WHAT THE TASK ASKS: Spot every line with the word "this" and return it.

─── EXCERPTED DATA ───

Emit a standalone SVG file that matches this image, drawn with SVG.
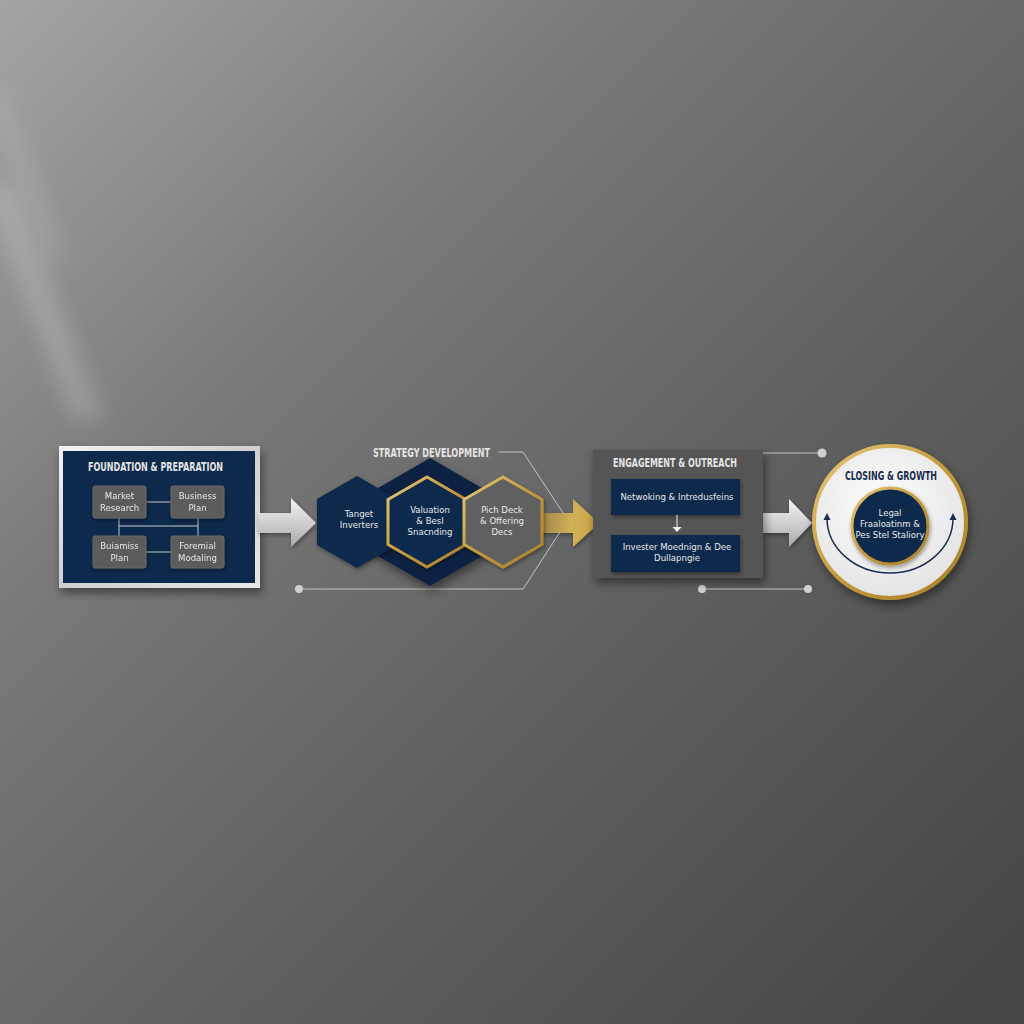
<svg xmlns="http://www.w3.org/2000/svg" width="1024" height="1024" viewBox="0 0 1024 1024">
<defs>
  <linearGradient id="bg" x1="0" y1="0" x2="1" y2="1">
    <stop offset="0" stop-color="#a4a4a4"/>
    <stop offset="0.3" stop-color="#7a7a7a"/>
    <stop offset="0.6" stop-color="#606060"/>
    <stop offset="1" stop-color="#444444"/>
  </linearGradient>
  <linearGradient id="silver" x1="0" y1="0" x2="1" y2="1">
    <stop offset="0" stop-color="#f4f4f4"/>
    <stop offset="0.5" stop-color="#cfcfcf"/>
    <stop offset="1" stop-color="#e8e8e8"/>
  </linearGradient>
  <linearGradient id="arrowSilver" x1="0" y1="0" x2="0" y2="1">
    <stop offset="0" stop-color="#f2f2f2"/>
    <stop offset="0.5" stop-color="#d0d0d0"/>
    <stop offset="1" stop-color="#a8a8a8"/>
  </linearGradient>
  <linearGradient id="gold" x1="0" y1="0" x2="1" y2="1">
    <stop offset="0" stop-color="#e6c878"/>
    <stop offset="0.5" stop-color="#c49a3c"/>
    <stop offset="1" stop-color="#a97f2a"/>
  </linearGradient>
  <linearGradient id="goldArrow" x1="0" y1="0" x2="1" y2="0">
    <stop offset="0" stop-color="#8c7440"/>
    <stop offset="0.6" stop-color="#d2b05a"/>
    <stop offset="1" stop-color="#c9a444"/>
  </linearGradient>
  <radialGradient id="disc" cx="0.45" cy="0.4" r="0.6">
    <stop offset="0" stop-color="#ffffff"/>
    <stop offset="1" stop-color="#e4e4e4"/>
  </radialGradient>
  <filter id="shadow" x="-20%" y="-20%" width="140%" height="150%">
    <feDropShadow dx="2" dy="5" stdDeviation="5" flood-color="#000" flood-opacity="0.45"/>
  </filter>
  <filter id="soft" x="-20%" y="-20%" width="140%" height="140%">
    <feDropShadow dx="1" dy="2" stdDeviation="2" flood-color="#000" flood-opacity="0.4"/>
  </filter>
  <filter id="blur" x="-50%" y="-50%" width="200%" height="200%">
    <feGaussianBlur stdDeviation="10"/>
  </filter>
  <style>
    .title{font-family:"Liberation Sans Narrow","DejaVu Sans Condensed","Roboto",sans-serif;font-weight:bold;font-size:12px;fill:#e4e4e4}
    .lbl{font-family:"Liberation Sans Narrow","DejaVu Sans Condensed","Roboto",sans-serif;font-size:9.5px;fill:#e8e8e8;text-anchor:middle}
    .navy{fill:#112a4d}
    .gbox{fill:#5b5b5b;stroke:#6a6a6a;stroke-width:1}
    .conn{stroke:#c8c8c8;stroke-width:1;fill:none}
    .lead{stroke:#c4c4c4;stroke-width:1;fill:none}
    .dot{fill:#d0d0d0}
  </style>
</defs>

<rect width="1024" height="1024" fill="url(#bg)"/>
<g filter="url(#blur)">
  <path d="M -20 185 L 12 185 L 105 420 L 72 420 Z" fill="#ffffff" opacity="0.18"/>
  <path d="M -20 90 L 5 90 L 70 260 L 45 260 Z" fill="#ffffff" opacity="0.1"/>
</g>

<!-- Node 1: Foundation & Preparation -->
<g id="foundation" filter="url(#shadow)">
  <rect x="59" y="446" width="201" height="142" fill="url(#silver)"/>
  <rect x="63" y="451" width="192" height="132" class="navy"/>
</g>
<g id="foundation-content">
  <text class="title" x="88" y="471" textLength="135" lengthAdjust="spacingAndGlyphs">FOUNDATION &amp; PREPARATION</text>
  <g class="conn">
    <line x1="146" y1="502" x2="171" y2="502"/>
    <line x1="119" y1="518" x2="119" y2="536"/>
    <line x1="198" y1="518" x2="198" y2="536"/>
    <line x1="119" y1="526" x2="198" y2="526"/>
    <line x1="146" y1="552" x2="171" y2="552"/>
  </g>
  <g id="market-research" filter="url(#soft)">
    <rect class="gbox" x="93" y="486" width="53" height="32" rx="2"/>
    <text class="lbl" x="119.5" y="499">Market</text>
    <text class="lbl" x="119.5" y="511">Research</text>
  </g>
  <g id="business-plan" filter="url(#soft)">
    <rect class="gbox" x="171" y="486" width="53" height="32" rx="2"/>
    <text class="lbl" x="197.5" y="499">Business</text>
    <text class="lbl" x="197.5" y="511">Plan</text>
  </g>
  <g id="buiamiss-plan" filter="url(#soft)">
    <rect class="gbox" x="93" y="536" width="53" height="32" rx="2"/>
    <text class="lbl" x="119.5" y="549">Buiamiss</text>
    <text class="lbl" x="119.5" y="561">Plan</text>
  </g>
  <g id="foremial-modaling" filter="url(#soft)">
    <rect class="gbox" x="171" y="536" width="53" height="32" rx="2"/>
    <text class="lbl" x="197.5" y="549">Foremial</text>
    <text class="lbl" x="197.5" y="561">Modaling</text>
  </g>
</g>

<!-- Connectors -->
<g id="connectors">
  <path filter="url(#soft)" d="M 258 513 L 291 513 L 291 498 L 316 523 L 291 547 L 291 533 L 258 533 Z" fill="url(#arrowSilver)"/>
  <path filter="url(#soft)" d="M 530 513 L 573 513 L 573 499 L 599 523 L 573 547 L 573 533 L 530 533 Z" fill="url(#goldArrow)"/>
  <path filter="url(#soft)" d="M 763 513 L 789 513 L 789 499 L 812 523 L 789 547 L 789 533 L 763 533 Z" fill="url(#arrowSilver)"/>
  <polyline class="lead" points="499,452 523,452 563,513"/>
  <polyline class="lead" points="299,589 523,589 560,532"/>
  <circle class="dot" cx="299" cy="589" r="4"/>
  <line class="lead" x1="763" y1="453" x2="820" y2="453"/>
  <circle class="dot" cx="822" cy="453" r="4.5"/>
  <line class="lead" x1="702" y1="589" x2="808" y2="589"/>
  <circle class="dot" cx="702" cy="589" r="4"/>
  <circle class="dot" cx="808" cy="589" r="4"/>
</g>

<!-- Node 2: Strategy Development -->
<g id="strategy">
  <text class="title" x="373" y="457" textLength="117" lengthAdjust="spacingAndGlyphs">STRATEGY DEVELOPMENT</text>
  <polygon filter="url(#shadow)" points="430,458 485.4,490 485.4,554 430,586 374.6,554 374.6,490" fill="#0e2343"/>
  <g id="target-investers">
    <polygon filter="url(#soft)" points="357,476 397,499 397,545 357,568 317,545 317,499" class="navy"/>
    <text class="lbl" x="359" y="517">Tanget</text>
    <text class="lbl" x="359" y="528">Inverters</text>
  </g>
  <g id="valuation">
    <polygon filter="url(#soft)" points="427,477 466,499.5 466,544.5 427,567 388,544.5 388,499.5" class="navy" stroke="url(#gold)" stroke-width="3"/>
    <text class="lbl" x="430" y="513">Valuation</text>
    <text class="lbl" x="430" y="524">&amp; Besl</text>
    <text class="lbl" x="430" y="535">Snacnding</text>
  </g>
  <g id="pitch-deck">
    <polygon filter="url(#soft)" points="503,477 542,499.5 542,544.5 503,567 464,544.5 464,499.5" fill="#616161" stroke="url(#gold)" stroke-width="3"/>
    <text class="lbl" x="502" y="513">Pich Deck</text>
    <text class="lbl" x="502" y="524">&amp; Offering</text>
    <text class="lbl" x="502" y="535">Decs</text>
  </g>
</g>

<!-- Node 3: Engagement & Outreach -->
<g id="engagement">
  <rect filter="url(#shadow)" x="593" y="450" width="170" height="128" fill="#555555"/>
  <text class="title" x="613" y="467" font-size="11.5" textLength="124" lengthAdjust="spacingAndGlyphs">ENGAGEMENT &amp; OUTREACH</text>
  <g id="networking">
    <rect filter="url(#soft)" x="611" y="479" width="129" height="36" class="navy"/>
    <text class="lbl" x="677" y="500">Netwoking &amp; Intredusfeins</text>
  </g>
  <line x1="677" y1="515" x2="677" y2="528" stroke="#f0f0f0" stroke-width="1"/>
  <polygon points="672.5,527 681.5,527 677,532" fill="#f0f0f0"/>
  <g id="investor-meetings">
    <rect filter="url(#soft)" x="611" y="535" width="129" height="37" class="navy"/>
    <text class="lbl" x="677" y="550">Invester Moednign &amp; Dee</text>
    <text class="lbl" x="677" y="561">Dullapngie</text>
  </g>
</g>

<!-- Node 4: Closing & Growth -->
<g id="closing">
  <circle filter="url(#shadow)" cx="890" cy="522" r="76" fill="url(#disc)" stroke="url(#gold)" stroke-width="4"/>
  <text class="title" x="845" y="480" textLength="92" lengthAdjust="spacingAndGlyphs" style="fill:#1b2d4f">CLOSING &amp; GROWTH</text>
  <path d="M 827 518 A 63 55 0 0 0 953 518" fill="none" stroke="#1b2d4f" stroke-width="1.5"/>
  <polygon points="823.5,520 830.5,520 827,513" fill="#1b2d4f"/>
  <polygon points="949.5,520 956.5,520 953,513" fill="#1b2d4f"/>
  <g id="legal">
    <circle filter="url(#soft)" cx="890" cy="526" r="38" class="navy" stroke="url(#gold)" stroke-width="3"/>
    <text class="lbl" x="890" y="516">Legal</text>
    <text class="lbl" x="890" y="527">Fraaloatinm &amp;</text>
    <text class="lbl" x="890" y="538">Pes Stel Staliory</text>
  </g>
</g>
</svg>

───
─── EXCERPTED DATA ───

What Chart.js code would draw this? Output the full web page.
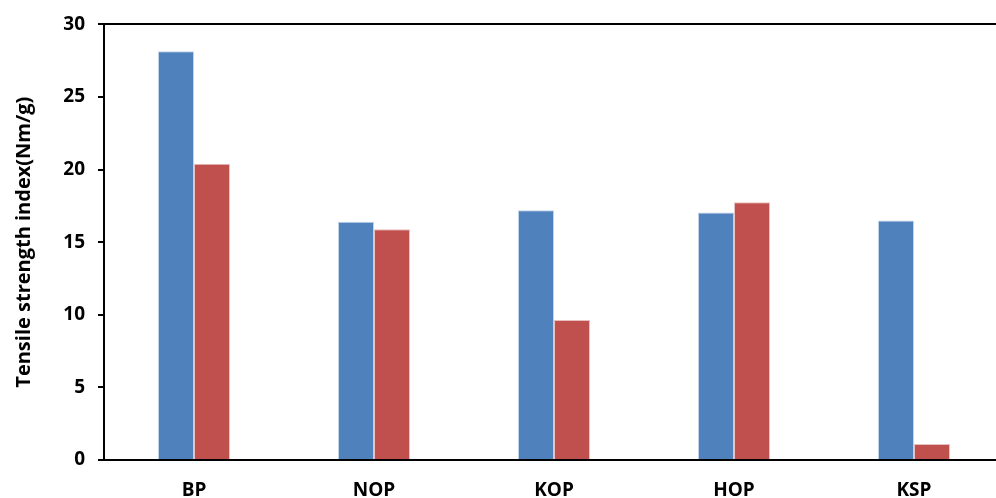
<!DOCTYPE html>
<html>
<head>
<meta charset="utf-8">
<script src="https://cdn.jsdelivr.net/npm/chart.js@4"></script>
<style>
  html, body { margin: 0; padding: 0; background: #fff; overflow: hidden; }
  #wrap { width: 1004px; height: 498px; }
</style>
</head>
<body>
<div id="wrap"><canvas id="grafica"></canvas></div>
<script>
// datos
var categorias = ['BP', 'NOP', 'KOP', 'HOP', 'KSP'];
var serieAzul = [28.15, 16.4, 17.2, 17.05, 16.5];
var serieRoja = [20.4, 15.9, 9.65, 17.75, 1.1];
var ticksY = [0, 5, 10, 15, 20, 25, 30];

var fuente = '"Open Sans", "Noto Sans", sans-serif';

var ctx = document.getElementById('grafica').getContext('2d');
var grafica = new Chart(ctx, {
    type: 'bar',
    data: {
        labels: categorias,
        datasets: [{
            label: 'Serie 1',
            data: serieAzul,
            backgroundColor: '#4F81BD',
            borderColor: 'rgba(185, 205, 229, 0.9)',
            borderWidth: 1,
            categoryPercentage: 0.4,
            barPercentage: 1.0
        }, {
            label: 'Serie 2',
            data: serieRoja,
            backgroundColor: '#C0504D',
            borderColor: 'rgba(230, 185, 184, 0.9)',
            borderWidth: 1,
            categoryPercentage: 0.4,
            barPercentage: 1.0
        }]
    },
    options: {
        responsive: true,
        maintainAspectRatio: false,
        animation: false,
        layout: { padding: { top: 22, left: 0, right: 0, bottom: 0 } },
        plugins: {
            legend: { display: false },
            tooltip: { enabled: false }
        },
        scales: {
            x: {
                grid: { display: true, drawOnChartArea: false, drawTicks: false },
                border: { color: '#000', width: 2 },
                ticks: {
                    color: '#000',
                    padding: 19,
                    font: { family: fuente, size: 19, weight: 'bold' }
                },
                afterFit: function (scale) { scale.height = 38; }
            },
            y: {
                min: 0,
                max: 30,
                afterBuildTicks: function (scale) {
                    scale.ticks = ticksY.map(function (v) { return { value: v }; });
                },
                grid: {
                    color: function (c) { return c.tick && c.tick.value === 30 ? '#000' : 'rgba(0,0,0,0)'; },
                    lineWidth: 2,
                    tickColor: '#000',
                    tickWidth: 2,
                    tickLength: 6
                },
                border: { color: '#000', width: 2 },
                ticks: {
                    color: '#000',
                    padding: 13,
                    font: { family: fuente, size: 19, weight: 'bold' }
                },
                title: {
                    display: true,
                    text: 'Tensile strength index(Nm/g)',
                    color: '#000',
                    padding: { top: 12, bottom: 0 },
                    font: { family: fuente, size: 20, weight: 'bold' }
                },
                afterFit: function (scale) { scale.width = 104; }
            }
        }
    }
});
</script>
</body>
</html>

───

RESULT OF THE TASK:
Emit a standalone SVG file that matches this image, drawn with SVG.
What Chart.js code would draw this? Output the full web page.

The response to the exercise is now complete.